* Begin *

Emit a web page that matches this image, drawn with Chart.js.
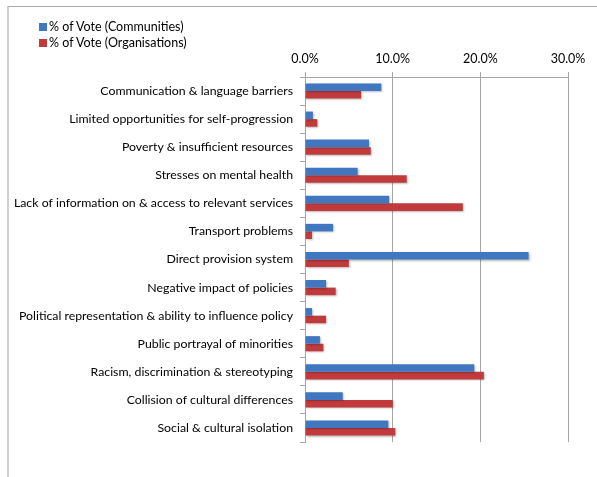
<!DOCTYPE html>
<html>
<head>
<meta charset="utf-8">
<script src="https://cdn.jsdelivr.net/npm/chart.js@4.4.1/dist/chart.umd.min.js"></script>
<style>
  html, body { margin: 0; padding: 0; background: #fff; }
  #wrap { position: relative; width: 597px; height: 477px; overflow: hidden; }
  #frame { position: absolute; left: 7px; top: 6px; right: -2px; bottom: -2px;
           border-left: 2px solid #cfcfcf; border-top: 1px solid #a9a9a9; }
  canvas { position: absolute; left: 0; top: 0; }
  #legend { position: absolute; left: 39px; top: 19px; font-family: Lato, sans-serif;
            font-size: 12.5px; color: #000; line-height: 16px; }
  #legend .item { display: flex; align-items: center; white-space: nowrap; }
  #legend .box { width: 8px; height: 8px; margin-right: 2px; display: inline-block; }
</style>
</head>
<body>
<div id="wrap">
  <div id="frame"></div>
  <canvas id="chart" width="597" height="477"></canvas>
  <div id="legend"></div>
</div>
<script>
const categories = [
  'Communication & language barriers',
  'Limited opportunities for self-progression',
  'Poverty & insufficient resources',
  'Stresses on mental health',
  'Lack of information on & access to relevant services',
  'Transport problems',
  'Direct provision system',
  'Negative impact of policies',
  'Political representation & ability to influence policy',
  'Public portrayal of minorities',
  'Racism, discrimination & stereotyping',
  'Collision of cultural differences',
  'Social & cultural isolation'
];
const seriesNames = ['% of Vote (Communities)', '% of Vote (Organisations)'];
const communities   = [8.7, 0.9, 7.3, 6.0, 9.6, 3.2, 25.5, 2.4, 0.8, 1.7, 19.3, 4.3, 9.5];
const organisations = [6.4, 1.4, 7.5, 11.6, 18.0, 0.8, 5.0, 3.5, 2.4, 2.1, 20.4, 10.0, 10.3];
const xTicks = [0, 10, 20, 30];

const GRID = '#a6a6a6';

// soft drop shadow under the bars
const barShadow = {
  id: 'barShadow',
  beforeDatasetsDraw(chart) {
    const c = chart.ctx;
    c.save();
    c.shadowColor = 'rgba(0,0,0,0.28)';
    c.shadowBlur = 2;
    c.shadowOffsetX = 1;
    c.shadowOffsetY = 1;
  },
  afterDatasetsDraw(chart) { chart.ctx.restore(); }
};

const chart = new Chart(document.getElementById('chart'), {
  type: 'bar',
  data: {
    labels: categories,
    datasets: [
      { label: seriesNames[0], data: communities, backgroundColor: '#4177c1' },
      { label: seriesNames[1], data: organisations, backgroundColor: '#c13b3d' }
    ]
  },
  options: {
    indexAxis: 'y',
    responsive: false,
    animation: false,
    layout: { padding: { left: 0, top: 0, right: 29, bottom: 35 } },
    datasets: { bar: { categoryPercentage: 0.54, barPercentage: 1.0 } },
    plugins: { legend: { display: false }, tooltip: { enabled: false } },
    scales: {
      x: {
        position: 'top',
        min: 0, max: 30,
        afterBuildTicks(scale) { scale.ticks = xTicks.map(v => ({ value: v })); },
        ticks: {
          font: { family: 'Lato, sans-serif', size: 12.5 }, color: '#000', padding: 6,
          callback: v => v.toFixed(1) + '%'
        },
        grid: { color: GRID, tickLength: 5, drawTicks: true },
        border: { color: GRID },
        afterFit(scale) { scale.height = 77; }
      },
      y: {
        ticks: { font: { family: 'Lato, sans-serif', size: 12.3 }, color: '#000', padding: 7, autoSkip: false },
        grid: { offset: true, drawOnChartArea: false, tickLength: 5, color: GRID },
        border: { color: GRID },
        afterFit(scale) { scale.width = 305; }
      }
    }
  },
  plugins: [barShadow]
});

// legend built from the chart's datasets
const legendEl = document.getElementById('legend');
chart.data.datasets.forEach(ds => {
  const item = document.createElement('div');
  item.className = 'item';
  const box = document.createElement('span');
  box.className = 'box';
  box.style.background = ds.backgroundColor;
  item.appendChild(box);
  item.appendChild(document.createTextNode(ds.label));
  legendEl.appendChild(item);
});
</script>
</body>
</html>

* End *

Instructions to follow. Repeat the listing verbatim. Skip the pictures.

Output of the exercise.
Emit a web page that matches this image, drawn with Chart.js.
<!DOCTYPE html>
<html>
<head>
<meta charset="utf-8">
<script src="https://cdn.jsdelivr.net/npm/chart.js@4.4.1/dist/chart.umd.min.js"></script>
<style>
  html, body { margin: 0; padding: 0; background: #fff; }
  #wrap { position: relative; width: 597px; height: 477px; overflow: hidden; }
  #frame { position: absolute; left: 7px; top: 6px; right: -2px; bottom: -2px;
           border-left: 2px solid #cfcfcf; border-top: 1px solid #a9a9a9; }
  canvas { position: absolute; left: 0; top: 0; }
  #legend { position: absolute; left: 39px; top: 19px; font-family: Lato, sans-serif;
            font-size: 12.5px; color: #000; line-height: 16px; }
  #legend .item { display: flex; align-items: center; white-space: nowrap; }
  #legend .box { width: 8px; height: 8px; margin-right: 2px; display: inline-block; }
</style>
</head>
<body>
<div id="wrap">
  <div id="frame"></div>
  <canvas id="chart" width="597" height="477"></canvas>
  <div id="legend"></div>
</div>
<script>
const categories = [
  'Communication & language barriers',
  'Limited opportunities for self-progression',
  'Poverty & insufficient resources',
  'Stresses on mental health',
  'Lack of information on & access to relevant services',
  'Transport problems',
  'Direct provision system',
  'Negative impact of policies',
  'Political representation & ability to influence policy',
  'Public portrayal of minorities',
  'Racism, discrimination & stereotyping',
  'Collision of cultural differences',
  'Social & cultural isolation'
];
const seriesNames = ['% of Vote (Communities)', '% of Vote (Organisations)'];
const communities   = [8.7, 0.9, 7.3, 6.0, 9.6, 3.2, 25.5, 2.4, 0.8, 1.7, 19.3, 4.3, 9.5];
const organisations = [6.4, 1.4, 7.5, 11.6, 18.0, 0.8, 5.0, 3.5, 2.4, 2.1, 20.4, 10.0, 10.3];
const xTicks = [0, 10, 20, 30];

const GRID = '#a6a6a6';

// soft drop shadow under the bars
const barShadow = {
  id: 'barShadow',
  beforeDatasetsDraw(chart) {
    const c = chart.ctx;
    c.save();
    c.shadowColor = 'rgba(0,0,0,0.28)';
    c.shadowBlur = 2;
    c.shadowOffsetX = 1;
    c.shadowOffsetY = 1;
  },
  afterDatasetsDraw(chart) { chart.ctx.restore(); }
};

const chart = new Chart(document.getElementById('chart'), {
  type: 'bar',
  data: {
    labels: categories,
    datasets: [
      { label: seriesNames[0], data: communities, backgroundColor: '#4177c1' },
      { label: seriesNames[1], data: organisations, backgroundColor: '#c13b3d' }
    ]
  },
  options: {
    indexAxis: 'y',
    responsive: false,
    animation: false,
    layout: { padding: { left: 0, top: 0, right: 29, bottom: 35 } },
    datasets: { bar: { categoryPercentage: 0.54, barPercentage: 1.0 } },
    plugins: { legend: { display: false }, tooltip: { enabled: false } },
    scales: {
      x: {
        position: 'top',
        min: 0, max: 30,
        afterBuildTicks(scale) { scale.ticks = xTicks.map(v => ({ value: v })); },
        ticks: {
          font: { family: 'Lato, sans-serif', size: 12.5 }, color: '#000', padding: 6,
          callback: v => v.toFixed(1) + '%'
        },
        grid: { color: GRID, tickLength: 5, drawTicks: true },
        border: { color: GRID },
        afterFit(scale) { scale.height = 77; }
      },
      y: {
        ticks: { font: { family: 'Lato, sans-serif', size: 12.3 }, color: '#000', padding: 7, autoSkip: false },
        grid: { offset: true, drawOnChartArea: false, tickLength: 5, color: GRID },
        border: { color: GRID },
        afterFit(scale) { scale.width = 305; }
      }
    }
  },
  plugins: [barShadow]
});

// legend built from the chart's datasets
const legendEl = document.getElementById('legend');
chart.data.datasets.forEach(ds => {
  const item = document.createElement('div');
  item.className = 'item';
  const box = document.createElement('span');
  box.className = 'box';
  box.style.background = ds.backgroundColor;
  item.appendChild(box);
  item.appendChild(document.createTextNode(ds.label));
  legendEl.appendChild(item);
});
</script>
</body>
</html>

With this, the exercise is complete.